— start DATA SECTION —

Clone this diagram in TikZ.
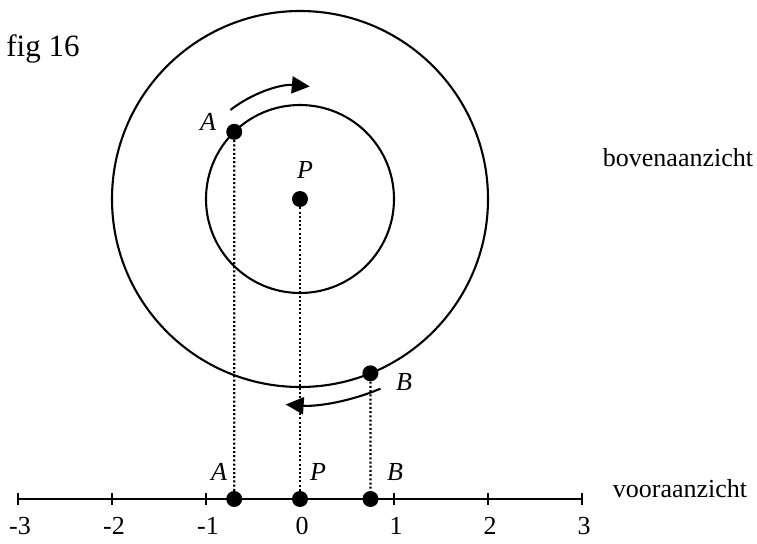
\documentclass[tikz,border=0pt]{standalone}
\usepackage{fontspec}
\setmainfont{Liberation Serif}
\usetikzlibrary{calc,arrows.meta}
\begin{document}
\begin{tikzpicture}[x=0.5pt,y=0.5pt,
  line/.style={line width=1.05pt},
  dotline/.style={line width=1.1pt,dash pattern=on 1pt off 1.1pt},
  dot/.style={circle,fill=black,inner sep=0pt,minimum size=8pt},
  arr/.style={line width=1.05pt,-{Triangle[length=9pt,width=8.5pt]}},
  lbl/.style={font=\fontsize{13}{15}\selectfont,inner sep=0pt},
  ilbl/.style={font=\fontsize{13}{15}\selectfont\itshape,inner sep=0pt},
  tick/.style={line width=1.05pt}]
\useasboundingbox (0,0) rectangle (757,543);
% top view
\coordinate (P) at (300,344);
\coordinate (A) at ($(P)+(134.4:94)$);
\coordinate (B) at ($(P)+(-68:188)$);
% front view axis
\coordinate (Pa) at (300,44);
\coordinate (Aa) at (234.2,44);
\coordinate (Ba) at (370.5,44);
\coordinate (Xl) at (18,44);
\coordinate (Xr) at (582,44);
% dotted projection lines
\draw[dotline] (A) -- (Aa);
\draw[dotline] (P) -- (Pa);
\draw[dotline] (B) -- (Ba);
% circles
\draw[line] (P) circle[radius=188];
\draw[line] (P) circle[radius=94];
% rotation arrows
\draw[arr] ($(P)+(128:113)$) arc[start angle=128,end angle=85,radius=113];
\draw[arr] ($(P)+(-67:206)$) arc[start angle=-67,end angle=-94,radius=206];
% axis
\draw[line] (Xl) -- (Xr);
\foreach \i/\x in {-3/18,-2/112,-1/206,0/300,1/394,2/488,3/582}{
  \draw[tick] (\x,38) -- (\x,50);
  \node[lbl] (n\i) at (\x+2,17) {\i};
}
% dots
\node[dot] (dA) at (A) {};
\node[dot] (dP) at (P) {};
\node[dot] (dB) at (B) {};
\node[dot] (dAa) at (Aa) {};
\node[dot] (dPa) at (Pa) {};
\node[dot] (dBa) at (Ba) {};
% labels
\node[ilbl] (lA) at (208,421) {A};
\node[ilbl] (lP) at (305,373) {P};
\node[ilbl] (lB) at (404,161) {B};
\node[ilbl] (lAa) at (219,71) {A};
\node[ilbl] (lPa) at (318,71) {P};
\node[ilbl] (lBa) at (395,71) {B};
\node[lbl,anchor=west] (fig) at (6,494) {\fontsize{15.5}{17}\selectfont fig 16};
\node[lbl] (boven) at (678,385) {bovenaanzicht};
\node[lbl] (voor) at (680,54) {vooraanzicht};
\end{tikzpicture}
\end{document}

— end DATA SECTION —

## AIM
Every line above should be repeated exactly; pictures stay out of the copy.

## FULL ANSWER
Clone this diagram in TikZ.
\documentclass[tikz,border=0pt]{standalone}
\usepackage{fontspec}
\setmainfont{Liberation Serif}
\usetikzlibrary{calc,arrows.meta}
\begin{document}
\begin{tikzpicture}[x=0.5pt,y=0.5pt,
  line/.style={line width=1.05pt},
  dotline/.style={line width=1.1pt,dash pattern=on 1pt off 1.1pt},
  dot/.style={circle,fill=black,inner sep=0pt,minimum size=8pt},
  arr/.style={line width=1.05pt,-{Triangle[length=9pt,width=8.5pt]}},
  lbl/.style={font=\fontsize{13}{15}\selectfont,inner sep=0pt},
  ilbl/.style={font=\fontsize{13}{15}\selectfont\itshape,inner sep=0pt},
  tick/.style={line width=1.05pt}]
\useasboundingbox (0,0) rectangle (757,543);
% top view
\coordinate (P) at (300,344);
\coordinate (A) at ($(P)+(134.4:94)$);
\coordinate (B) at ($(P)+(-68:188)$);
% front view axis
\coordinate (Pa) at (300,44);
\coordinate (Aa) at (234.2,44);
\coordinate (Ba) at (370.5,44);
\coordinate (Xl) at (18,44);
\coordinate (Xr) at (582,44);
% dotted projection lines
\draw[dotline] (A) -- (Aa);
\draw[dotline] (P) -- (Pa);
\draw[dotline] (B) -- (Ba);
% circles
\draw[line] (P) circle[radius=188];
\draw[line] (P) circle[radius=94];
% rotation arrows
\draw[arr] ($(P)+(128:113)$) arc[start angle=128,end angle=85,radius=113];
\draw[arr] ($(P)+(-67:206)$) arc[start angle=-67,end angle=-94,radius=206];
% axis
\draw[line] (Xl) -- (Xr);
\foreach \i/\x in {-3/18,-2/112,-1/206,0/300,1/394,2/488,3/582}{
  \draw[tick] (\x,38) -- (\x,50);
  \node[lbl] (n\i) at (\x+2,17) {\i};
}
% dots
\node[dot] (dA) at (A) {};
\node[dot] (dP) at (P) {};
\node[dot] (dB) at (B) {};
\node[dot] (dAa) at (Aa) {};
\node[dot] (dPa) at (Pa) {};
\node[dot] (dBa) at (Ba) {};
% labels
\node[ilbl] (lA) at (208,421) {A};
\node[ilbl] (lP) at (305,373) {P};
\node[ilbl] (lB) at (404,161) {B};
\node[ilbl] (lAa) at (219,71) {A};
\node[ilbl] (lPa) at (318,71) {P};
\node[ilbl] (lBa) at (395,71) {B};
\node[lbl,anchor=west] (fig) at (6,494) {\fontsize{15.5}{17}\selectfont fig 16};
\node[lbl] (boven) at (678,385) {bovenaanzicht};
\node[lbl] (voor) at (680,54) {vooraanzicht};
\end{tikzpicture}
\end{document}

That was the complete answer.